9. Failing to coordinate formal disciplinary actions (letters of reprimand and above) with Human Resources (HR). Myth: I’ve been to all the training courses, kept and consistently refer to all the materials, and have superior knowledge, skills and experience dealing with problem employees. Therefore, what else can HR possibly assist me with that I don’t already know? Reality. Taking discipline is often a complicated, legalistic and ever-changing, technical line of work. Consistent consultation with your HR representative should minimize the possibility of the agency not being sustained before third parties. Try it. You may like it. And the price and potential rewards are free, including the friendly greeting and assistance.

10. Failing to take responsibility for imposing disciplinary action. Myth. I don’t need another workplace problem! So, I’ll just tell my employee that upper level management (or Human Resources) is forcing me to take the action. Reality. Your employees work for you, and maintaining discipline is part of your job.
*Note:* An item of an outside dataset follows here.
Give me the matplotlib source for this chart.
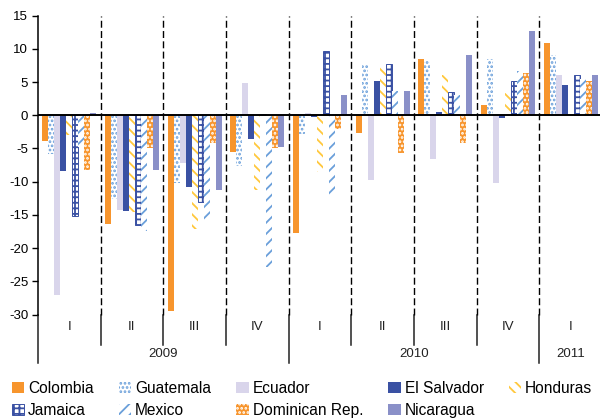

Trying to deceive them into believing that you played no part in disciplining them will most likely discredit you further in their eyes. Instead, as difficult as it may be under these typically difficult circumstances, you should assume responsibility for your actions, and consistently maintain your composure, honesty and professionalism when doing so.
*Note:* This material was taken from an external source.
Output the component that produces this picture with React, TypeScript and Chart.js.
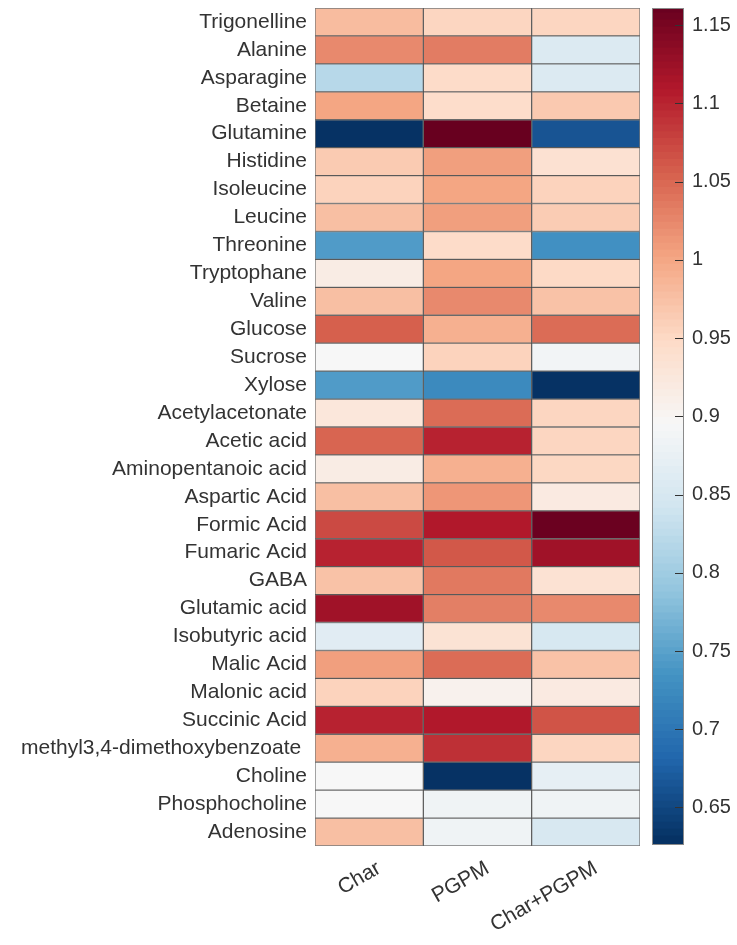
import { useEffect, useRef } from "react";
import { Chart, registerables } from "chart.js";

Chart.register(...registerables);

// Row labels (metabolites) and column labels (treatments)
const metabolites = [
  "Trigonelline",
  "Alanine",
  "Asparagine",
  "Betaine",
  "Glutamine",
  "Histidine",
  "Isoleucine",
  "Leucine",
  "Threonine",
  "Tryptophane",
  "Valine",
  "Glucose",
  "Sucrose",
  "Xylose",
  "Acetylacetonate",
  "Acetic acid",
  "Aminopentanoic acid",
  "Aspartic Acid",
  "Formic Acid",
  "Fumaric Acid",
  "GABA",
  "Glutamic acid",
  "Isobutyric acid",
  "Malic Acid",
  "Malonic acid",
  "Succinic Acid",
  "methyl3,4-dimethoxybenzoate ",
  "Choline",
  "Phosphocholine",
  "Adenosine",
];

const treatments = ["Char", "PGPM", "Char+PGPM"];

// Relative abundance (fold change) per treatment
const charValues = [
  0.978, 1.022, 0.818, 1.0, 0.628, 0.963, 0.955, 0.975, 0.742, 0.915,
  0.975, 1.054, 0.893, 0.742, 0.925, 1.05, 0.915, 0.975, 1.07, 1.1,
  0.972, 1.12, 0.862, 1.005, 0.955, 1.1, 0.99, 0.894, 0.893, 0.975,
];

const pgpmValues = [
  0.952, 1.032, 0.945, 0.943, 1.16, 1.005, 1.0, 1.005, 0.945, 1.0,
  1.022, 0.99, 0.955, 0.722, 1.045, 1.1, 0.99, 1.012, 1.108, 1.06,
  1.035, 1.03, 0.932, 1.045, 0.905, 1.108, 1.09, 0.628, 0.882, 0.882,
];

const charPgpmValues = [
  0.952, 0.855, 0.855, 0.965, 0.662, 0.935, 0.955, 0.962, 0.73, 0.948,
  0.972, 1.045, 0.886, 0.628, 0.952, 0.952, 0.95, 0.918, 1.158, 1.12,
  0.934, 1.022, 0.848, 0.972, 0.918, 1.063, 0.952, 0.87, 0.882, 0.85,
];

// Colour scale
const colorMin = 0.626;
const colorMax = 1.161;
const colorbarTicks = [0.65, 0.7, 0.75, 0.8, 0.85, 0.9, 0.95, 1, 1.05, 1.1, 1.15];
const bandCount = 120;

// RdBu reversed (blue → white → red)
const rdbuStops = [
  "#053061",
  "#2166ac",
  "#4393c3",
  "#92c5de",
  "#d1e5f0",
  "#f7f7f7",
  "#fddbc7",
  "#f4a582",
  "#d6604d",
  "#b2182b",
  "#67001f",
];

const FONT_FAMILY = '"Liberation Sans", Arial, Helvetica, sans-serif';
const TEXT_COLOR = "#333333";

function hexToRgb(hex: string): [number, number, number] {
  const n = parseInt(hex.slice(1), 16);
  return [(n >> 16) & 255, (n >> 8) & 255, n & 255];
}

const stopRgb = rdbuStops.map(hexToRgb);

function colorFor(value: number): string {
  let t = (value - colorMin) / (colorMax - colorMin);
  t = Math.max(0, Math.min(1, t));
  const pos = t * (stopRgb.length - 1);
  const i = Math.min(stopRgb.length - 2, Math.floor(pos));
  const f = pos - i;
  const a = stopRgb[i];
  const b = stopRgb[i + 1];
  const c = a.map((v, k) => Math.round(v + (b[k] - v) * f));
  return `rgb(${c[0]},${c[1]},${c[2]})`;
}

const columnValues = [charValues, pgpmValues, charPgpmValues];

// Draws the colorbar outline and the short inward tick marks
const colorbarFrame = {
  id: "colorbarFrame",
  afterDatasetsDraw(chart: any) {
    const { ctx, chartArea } = chart;
    const yScale = chart.scales.y;
    ctx.save();
    ctx.strokeStyle = "#333333";
    ctx.lineWidth = 1;
    for (const v of colorbarTicks) {
      const y = Math.round(yScale.getPixelForValue(v)) + 0.5;
      ctx.beginPath();
      ctx.moveTo(chartArea.right - 9, y);
      ctx.lineTo(chartArea.right, y);
      ctx.stroke();
    }
    ctx.strokeStyle = "#8a8a8a";
    ctx.strokeRect(
      Math.round(chartArea.left) + 0.5,
      Math.round(chartArea.top) + 0.5,
      Math.round(chartArea.right - chartArea.left) - 1,
      Math.round(chartArea.bottom - chartArea.top) - 1
    );
    ctx.restore();
  },
};

function formatTick(v: number): string {
  return String(Math.round(v * 100) / 100);
}

function clearScalePadding(scale: any) {
  scale.paddingTop = 0;
  scale.paddingBottom = 0;
  scale.paddingLeft = 0;
  scale.paddingRight = 0;
}

export default function App() {
  const heatRef = useRef<HTMLCanvasElement | null>(null);
  const barRef = useRef<HTMLCanvasElement | null>(null);

  useEffect(() => {
    if (!heatRef.current || !barRef.current) return;

    const heatmap = new Chart(heatRef.current, {
      type: "bar",
      data: {
        labels: metabolites,
        datasets: columnValues.map((vals, i) => ({
          label: treatments[i],
          data: vals.map(() => 1),
          backgroundColor: vals.map(colorFor),
          borderColor: "rgba(30,30,30,0.6)",
          borderWidth: 1,
          borderSkipped: false,
          barPercentage: 1,
          categoryPercentage: 1,
        })),
      },
      options: {
        indexAxis: "y",
        responsive: false,
        animation: false,
        devicePixelRatio: 1,
        layout: { padding: { left: 0, top: 8, right: 5, bottom: 0 } },
        plugins: {
          legend: { display: false },
          tooltip: { enabled: false },
        },
        scales: {
          x: {
            type: "linear",
            min: 0,
            max: treatments.length,
            stacked: true,
            grid: { display: false, drawTicks: false },
            border: { display: false },
            afterBuildTicks: (scale: any) => {
              scale.ticks = treatments.map((_, i) => ({ value: i + 0.5 }));
            },
            afterFit: (scale: any) => {
              scale.height = 99;
              clearScalePadding(scale);
            },
            ticks: {
              autoSkip: false,
              minRotation: 30,
              maxRotation: 30,
              padding: 10,
              labelOffset: 10,
              color: TEXT_COLOR,
              font: { family: FONT_FAMILY, size: 21 },
              callback: (value: any) => treatments[Math.floor(Number(value))] ?? "",
            },
          },
          y: {
            type: "category",
            stacked: true,
            grid: { display: false, drawTicks: false },
            border: { display: false },
            afterFit: (scale: any) => {
              scale.width = 315;
              clearScalePadding(scale);
            },
            ticks: {
              autoSkip: false,
              padding: 8,
              color: TEXT_COLOR,
              font: { family: FONT_FAMILY, size: 21 },
            },
          },
        },
      },
    });

    const step = (colorMax - colorMin) / bandCount;
    const bands = Array.from({ length: bandCount }, (_, i) => {
      const lo = colorMin + i * step;
      const hi = i === bandCount - 1 ? colorMax : lo + step * 1.3;
      return { lo, hi, color: colorFor(lo + step / 2) };
    });

    const colorbar = new Chart(barRef.current, {
      type: "bar",
      data: {
        labels: [""],
        datasets: bands.map((b) => ({
          data: [[b.lo, b.hi]],
          backgroundColor: b.color,
          borderWidth: 0,
          barPercentage: 1,
          categoryPercentage: 1,
        })),
      },
      options: {
        responsive: false,
        animation: false,
        devicePixelRatio: 1,
        layout: { padding: { left: 7, top: 8, right: 0, bottom: 100 } },
        plugins: {
          legend: { display: false },
          tooltip: { enabled: false },
        },
        scales: {
          x: { display: false, stacked: true },
          y: {
            type: "linear",
            position: "right",
            min: colorMin,
            max: colorMax,
            grid: { display: false, drawTicks: false },
            border: { display: false },
            afterBuildTicks: (scale: any) => {
              scale.ticks = colorbarTicks.map((v) => ({ value: v }));
            },
            afterFit: (scale: any) => {
              scale.width = 53;
              clearScalePadding(scale);
            },
            ticks: {
              padding: 8,
              color: TEXT_COLOR,
              font: { family: FONT_FAMILY, size: 20 },
              callback: (value: any) => formatTick(Number(value)),
            },
          },
        },
      },
      plugins: [colorbarFrame],
    });

    return () => {
      heatmap.destroy();
      colorbar.destroy();
    };
  }, []);

  return (
    <div
      style={{
        position: "fixed",
        left: 0,
        top: 0,
        width: 737,
        height: 945,
        background: "#ffffff",
        overflow: "hidden",
      }}
    >
      <canvas
        ref={heatRef}
        width={645}
        height={945}
        style={{ position: "absolute", left: 0, top: 0 }}
      />
      <canvas
        ref={barRef}
        width={92}
        height={945}
        style={{ position: "absolute", left: 645, top: 0 }}
      />
    </div>
  );
}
11. Command influence in selecting an appropriate penalty. Myth. If I disagree with a subordinate supervisor’s penalty decision, I should not hesitate going over his or her head to change it to conform to my way of thinking. Reality. There is of course no disputing the right of higher level supervisors’ authority to review the work and/or decisions of subordinates. However, except in obvious instances, the authority of subordinate supervisor’s authority to initiate and/or decide disciplinary actions, should not arbitrarily be usurped. In cases of disagreement over proper penalty selection, refer to the agency table of penalties and/or past actions taken for similar offenses for proper guidance. Keep in mind that the table of penalties provides “general” versus “absolute” guidance, and may not cover every offense occurring in the work place. Another important danger of inappropriate or unnecessary interference is that employees may perceive that the usurped supervisor has lost power, and therefore, does not have to be taken seriously. Instead, strive for common sense compromises, again, using available management tools, such as the agency table of penalties for appropriate guidelines and/or the advice and guidance from your Human Resources representative.